3.5. Visual Evaluation
To qualitatively compare the performance of different algorithms, we illustrate the classification maps of different methods on the Indian Pines, Salinas and Pavia University datasets in
Figure 12,
Figure 13 and
Figure 14, respectively.
It can be clearly seen from the figures that the traditional methods exhibit numerous noisy points in the classification maps across the three datasets, indicating that their classification accuracies are relatively low. This is primarily attributed to the inherent limitations of traditional methods in terms of feature representation and exploration in high-dimensional data, which results in an inability to capture deep-level feature representations effectively. In contrast, the classification maps generated by deep neural network classifiers are generally smoother compared to those produced by traditional methods, aligning with the quantitative results. Particularly, transformer methods stand out for their superior performance: yielding classification maps that deliver satisfactory results both within categories and at their boundaries.
Notably, on the Indian Pines and Salinas datasets, the classification maps generated by the proposed MEA-EFFormer demonstrate enhanced classification performance, and the classification results of the boundary pixels are all relatively precise. At the same time, the smoothness and consistency of the classification maps are also appealing inside each category. For example, the “orange area” in
Figure 13j is more accurate than for the other classification maps.

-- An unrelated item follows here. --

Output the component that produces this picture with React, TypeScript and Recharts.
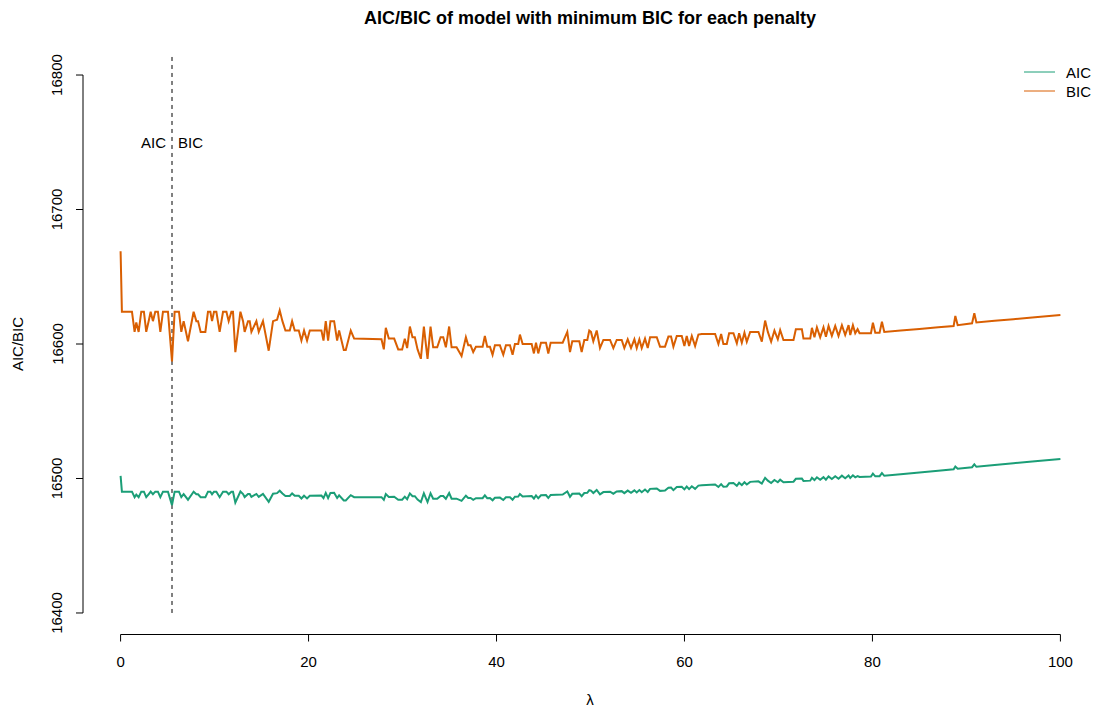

For the Pavia dataset, due to its high spatial resolution, the distribution of objects is more dispersed and the boundaries are more complex. The classification accuracy of most classifiers is lower, and there are many noise points in the classification map. However, the proposed network MEA-EFFormer can still obtain a relatively satisfactory result. For example, the “gray area” in
Figure 14l is significantly more accurate than that of other classification maps.
3.6. Model Complexity and Efficiency Analysis
We analyzed the computational efficiency of several common deep-learning-based methods on the Pavia University dataset with a sampling rate of 1%. The results are shown in
Table 7; our proposed method achieves a moderate advantage in terms of training time and parameter size while achieving the leading classification accuracy.
For training time, we ranked second among the several classes of transformer-based methods that we compared. As for SSFTT, the simple fact is that it only performs convolutional extraction of a hybrid on raw HSI data, whereas MEA-EFFormer additionally uses LBP data for spatial information augmentation, which results in a slight increase in time. With the 3D-CNN and HybridSN methods, the runtime is faster since they only use convolutional networks.
For the model parameter sizes, our method is also preferred to most of the methods. The smaller parameter sizes of SpectralFormer and SSFTT are due to the fact that they are too simple, as they only have a single scale in the feature extraction stage, while our method adopts a multiscale strategy to fully exploit the spectral–spatial information in the HSI data. This is an important reason why MEA-EFFormer achieves higher accuracy. For GSC-ViT, the method itself is known for its light weight, and there is an obvious gap with the proposed method in terms of accuracy.
In summary, our proposed MEA-EFFormer can keep the computational efficiency as low as possible with small parameter sizes under the premise of leading accuracy, which again proves the superiority of our method.